The “lyrical voice” explains how a cat can have three different names firstly, the name given by their human family, secondly a particular name, thirdly an unknown name for humans.
The poem begins by stating the importance of the naming of cats. There is an allusion to “Alice in Wonderland” to compare the reader’s possible thought while reading to a reference he/she knows and has read about. (“You may think that I am as a mad as hatter”).
Notice the emphasis made in capital letters to the number of names a cat has. Then the “lyrical voice” talks about the first name, the family name and gives examples of names (such as … /all of them sensible everyday names”) these repetitions and rhyme schemes create a particular rhythmical pace in the poem which is almost song like. Then the “lyrical voice” proceeds to talk about the second name a cat has. This is a particular name which the cat possesses as it brings pride to the cat.

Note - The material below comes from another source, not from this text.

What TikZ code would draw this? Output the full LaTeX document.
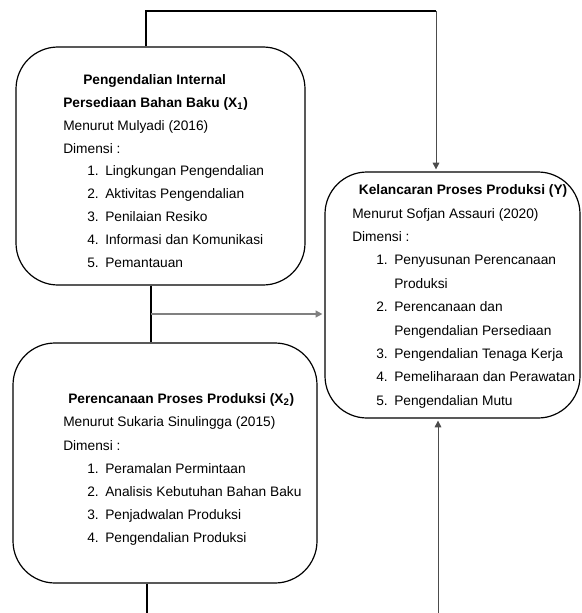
\documentclass[tikz,border=0pt]{standalone}
\usepackage{fontspec}
\setmainfont{Liberation Sans}
\usetikzlibrary{arrows.meta}

\def\px{0.75pt}
\newcommand{\itm}[2]{\hspace*{18pt}\makebox[13.5pt][l]{#1.}#2}
\newcommand{\cont}[1]{\hspace*{31.5pt}#1}

\tikzset{
  box/.style={draw, line width=0.9pt, rounded corners=31.5pt, inner sep=0pt},
  txt/.style={inner sep=0pt, align=left, anchor=north west},
  link/.style={line width=0.9pt},
  arr/.style={line width=0.6pt, draw=black!70, -{Triangle[length=5pt,width=5pt]}, shorten >=1.5pt},
  grayarr/.style={line width=1.4pt, draw=gray, -{Triangle[length=5pt,width=5pt]}, shorten >=1.5pt},
}

\begin{document}
\begin{tikzpicture}[x=0.75pt, y=-0.75pt]
    \useasboundingbox (0,0) rectangle (581,613);

    % Kotak
    \node[box, minimum width=289*\px, minimum height=238*\px] (bx1) at (160.5,166) {};
    \node[box, minimum width=304*\px, minimum height=240*\px] (bx2) at (165,463) {};
    \node[box, minimum width=255*\px, minimum height=246*\px] (bxy) at (452.5,295) {};

    % Isi X1
    \node[txt, font=\fontsize{10.3}{17.2}\selectfont] (t1) at (63,74) {%
      \hspace*{15pt}\textbf{Pengendalian Internal}\\
      \textbf{Persediaan Bahan Baku (X\textsubscript{1})}\\
      Menurut Mulyadi (2016)\\
      Dimensi :\\
      \itm{1}{Lingkungan Pengendalian}\\
      \itm{2}{Aktivitas Pengendalian}\\
      \itm{3}{Penilaian Resiko}\\
      \itm{4}{Informasi dan Komunikasi}\\
      \itm{5}{Pemantauan}};

    % Isi X2
    \node[txt, font=\fontsize{10.3}{17.4}\selectfont] (t2) at (63,393.5) {%
      \hspace*{3.75pt}\textbf{Perencanaan Proses Produksi (X\textsubscript{2})}\\
      Menurut Sukaria Sinulingga (2015)\\
      Dimensi :\\
      \itm{1}{Peramalan Permintaan}\\
      \itm{2}{Analisis Kebutuhan Bahan Baku}\\
      \itm{3}{Penjadwalan Produksi}\\
      \itm{4}{Pengendalian Produksi}};

    % Isi Y
    \node[txt, font=\fontsize{10.3}{17.55}\selectfont] (ty) at (352,184.5) {%
      \hspace*{5pt}\textbf{Kelancaran Proses Produksi (Y)}\\
      Menurut Sofjan Assauri (2020)\\
      Dimensi :\\
      \itm{1}{Penyusunan Perencanaan}\\
      \cont{Produksi}\\
      \itm{2}{Perencanaan dan}\\
      \cont{Pengendalian Persediaan}\\
      \itm{3}{Pengendalian Tenaga Kerja}\\
      \itm{4}{Pemeliharaan dan Perawatan}\\
      \itm{5}{Pengendalian Mutu}};

    % Garis penghubung
    \coordinate (topL) at (146,11);
    \coordinate (topR) at (436,11);
    \coordinate (mid) at (151,314);
    \coordinate (botL) at (147,613);
    \coordinate (botR) at (438,613);

    \draw[link] (bx1.north -| topL) -- (topL) -- (topR);
    \draw[arr] (topR) -- (bxy.north -| topR);
    \draw[link] (bx1.south -| mid) -- (bx2.north -| mid);
    \draw[grayarr] (mid) -- (bxy.west |- mid);
    \draw[link] (bx2.south -| botL) -- (botL);
    \draw[arr] (botR) -- (bxy.south -| botR);
\end{tikzpicture}
\end{document}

Finally the “lyrical voice” talks about the third and last name. There is an emphasis on the impossibility of knowing this name (“and that is the name you’ll never guess/the name that no human research can discern”). But THE CAT HIMSELF KNOWS, and will never confess. There is some mystery about the final name, as the narrator states it will never be known to humans as is evidenced in the final lines (“of the thought, of the thought, of the thought of his name:/his ineffable, effable Effanineffable”). This change in rhythm and structure allows the “lyrical voice” to finish the poem dramatically and to capture the reader’s attention.
T. S. Eliot was a British essayist, playwright and social critic. Although he was born in the United States, he became a British citizen in 1927. He moved to England in 1914, at the age of 25, and stayed in England for the rest of his life.
He is renowned as one of the greatest poets of the twentieth century. He was one of the leading figures in the Modernist movement in the early 1900’s. Among his most famous poems are: “The Waste Land”, “The Hollow Man”, “Ash Wednesday” and “Four Quartets”.
T S Eliot won a Nobel Prize for literature in 1948.